More my little ponderings (or perhaps, more like it: repetitions) about the responsibility of an artist... to take un-granted those things that are usually taken for granted. To question people's perceptions and the ideas they might think are "true" and unchangeable.

It's true a visionary artist might have a perfect hold of his/her Zeitgeist, have "a finger on what's happening now", but I think this is not enough yet. One has to go and see beyond one's own time. Beyond what is deemed fashionable. To challenge people's tendency to hivemind thinking. And act accordingly, with one's best abilities to contain this vision of "what's beyond" in one's work. This is what I have previously described as "people who live on the edge", and what I have also considered potentially extremely dangerous.

First, because it might be socially awkward and even unacceptable, because it might not exactly be "politically correct", because one might appear behaving as if one has not received a proper house training. And it might even be not too clever, so don't get me wrong here. There is an honest endeavour beyond the limits or constraints of everyday thinking, and then there is honest stupidity. Finnish artist Teemu Mäki probably tried to make a sort of an artistic statement in 1988 when he created a work of video art called Sex and Death where he killed a cat with an axe and masturbated after this act. Consequently, Mäki was punished for this at court and this incident will probably shadow his artistic career to the end of his life. Did Mäki "go beyond" here, in the way I have described; was his act a visionary one, revealing some unseen aspects of society, did it contribute in some constructive way to our general understanding of it and our lives?

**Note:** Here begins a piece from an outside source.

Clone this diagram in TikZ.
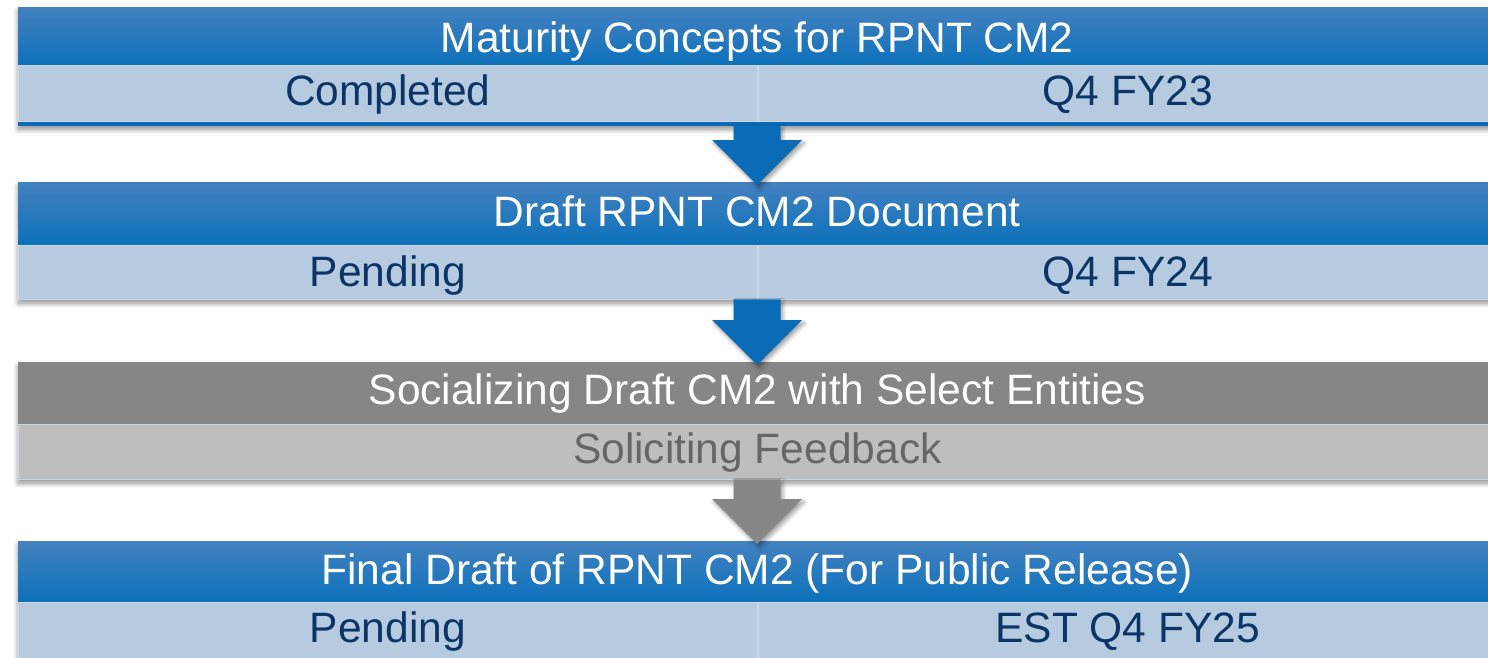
\documentclass[tikz,border=0pt]{standalone}
\usepackage{fontspec}
\setmainfont{Liberation Sans}
\usetikzlibrary{shadows.blur,calc}

\definecolor{hdtop}{HTML}{4381BF}
\definecolor{hdbot}{HTML}{0C71BB}
\definecolor{rowblue}{HTML}{B7CBE0}
\definecolor{rowline}{HTML}{CAD8E7}
\definecolor{navy}{HTML}{0B3467}
\definecolor{flowblue}{HTML}{0A6CB6}
\definecolor{hdgray}{HTML}{868686}
\definecolor{rowgray}{HTML}{BEBEBE}
\definecolor{txtgray}{HTML}{666666}
\definecolor{flowgray}{HTML}{878787}

\newcommand\flowarrow[3]{%
  \fill[#3, arrowshadow]
    let \p1 = (#1.south), \p2 = (#2.north) in
    (\x1-23.5pt,\y1) -- (\x1+23.5pt,\y1) -- (\x1+23.5pt,\y2+42pt)
    -- (\x1+45pt,\y2+42pt) -- (\x1,\y2-3pt) -- (\x1-45pt,\y2+42pt)
    -- (\x1-23.5pt,\y2+42pt) -- cycle;}

\begin{document}
\begin{tikzpicture}[x=1pt,y=-1pt,
  font=\fontsize{42.5}{48}\selectfont,
  card/.style={anchor=north west, inner sep=0pt, minimum width=1478pt,
    fill=white,
    blur shadow={shadow xshift=0pt, shadow yshift=-4pt,
      shadow blur radius=5pt, shadow blur steps=10, shadow opacity=45}},
  arrowshadow/.style={blur shadow={shadow xshift=2pt, shadow yshift=-3pt,
      shadow blur radius=4pt, shadow blur steps=8, shadow opacity=40}},
  hdr/.style={anchor=north west, inner sep=0pt, minimum width=1478pt},
  hdrblue/.style={hdr, top color=hdtop, bottom color=hdbot},
  hdrgray/.style={hdr, fill=hdgray},
  cell/.style={anchor=north west, inner sep=0pt, draw=rowline, line width=0.8pt},
  cellblue/.style={cell, fill=rowblue, minimum width=739pt},
  cellgray/.style={cell, fill=rowgray, minimum width=1478pt},
  strip/.style={anchor=north west, inner sep=0pt, fill=flowblue,
    minimum width=1478pt, minimum height=4pt},
  title/.style={anchor=base, inner sep=0pt, text=white},
  status/.style={anchor=base, inner sep=0pt, text=navy},
  statusgray/.style={anchor=base, inner sep=0pt, text=txtgray}
]
\useasboundingbox (0,0) rectangle (1488,657);

% stage 1
\node[card, minimum height=118pt] (c1) at (18,7) {};
\node[hdrblue, minimum height=58pt] (h1) at (c1.north west) {};
\node[cellblue, minimum height=56pt] (s1a) at (h1.south west) {};
\node[cellblue, minimum height=56pt] (s1b) at (s1a.north east) {};
\node[strip] (b1) at (s1a.south west) {};
\node[title]  (t1)  at ($(h1.north)+(0,45)$)  {Maturity Concepts for RPNT CM2};
\node[status] (t1a) at ($(s1a.north)+(0,40)$) {Completed};
\node[status] (t1b) at ($(s1b.north)+(0,40)$) {Q4 FY23};

% stage 2
\node[card, minimum height=117pt] (c2) at (18,182) {};
\node[hdrblue, minimum height=63pt] (h2) at (c2.north west) {};
\node[cellblue, minimum height=54pt] (s2a) at (h2.south west) {};
\node[cellblue, minimum height=54pt] (s2b) at (s2a.north east) {};
\node[title]  (t2)  at ($(h2.north)+(0,44)$)  {Draft RPNT CM2 Document};
\node[status] (t2a) at ($(s2a.north)+(0,41)$) {Pending};
\node[status] (t2b) at ($(s2b.north)+(0,41)$) {Q4 FY24};

% stage 3
\node[card, minimum height=117pt] (c3) at (18,362) {};
\node[hdrgray, minimum height=62pt] (h3) at (c3.north west) {};
\node[cellgray, minimum height=55pt] (s3) at (h3.south west) {};
\node[title]      (t3)  at ($(h3.north)+(0,42)$) {Socializing Draft CM2 with Select Entities};
\node[statusgray] (t3a) at ($(s3.north)+(0,39)$) {Soliciting Feedback};

% stage 4
\node[card, minimum height=118pt] (c4) at (18,541) {};
\node[hdrblue, minimum height=61pt] (h4) at (c4.north west) {};
\node[cellblue, minimum height=56pt] (s4a) at (h4.south west) {};
\node[cellblue, minimum height=56pt] (s4b) at (s4a.north east) {};
\node[title]  (t4)  at ($(h4.north)+(0,43.5)$) {Final Draft of RPNT CM2 (For Public Release)};
\node[status] (t4a) at ($(s4a.north)+(0,40.5)$) {Pending};
\node[status] (t4b) at ($(s4b.north)+(0,40.5)$) {EST Q4 FY25};

% flow arrows between stages
\flowarrow{c1}{c2}{flowblue}
\flowarrow{c2}{c3}{flowblue}
\flowarrow{c3}{c4}{flowgray}
\end{tikzpicture}
\end{document}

I'm not trying to defend any pathological behaviour here, and I have seen enough homegrown Nazis and other psychopath/sociopath characters who try to justify themselves with these sort of romantic ideas I have described above. I'm not telling anyone to throw their moral judgements away, since it might be me who gets his throat cut by these people next. All I'm trying to do, in my clumsy way, is to figure and outline some sort of vague model for the people who "don't fit" because their vision exceed those of so called normal people. Anyway, at its most harmless, one might be considered an eccentric freak, though tolerated by one's environment if one is lucky to live among people who are understanding in their attitudes. It can get gradually worse, though.

Of course, if our edge-dweller is extremely lucky, s/he may find a beneficial response to what s/he is doing, and even make a fortune with what s/he is doing -- the most banal example of this might be Salvador Dalí, a.k.a. Avida Dollars, an immaculate showman who turned his art and eccentricity into a big buck and got expulsed from the circle of Surrealists.

So, the prospects might look pretty grim: life as a struggling outsider artist, village idiot, lunatic, bully, substance abuser, suicide candidate -- or a sell-out.

This is all just some romantic, simpleminded and clichéd babble, isn't it?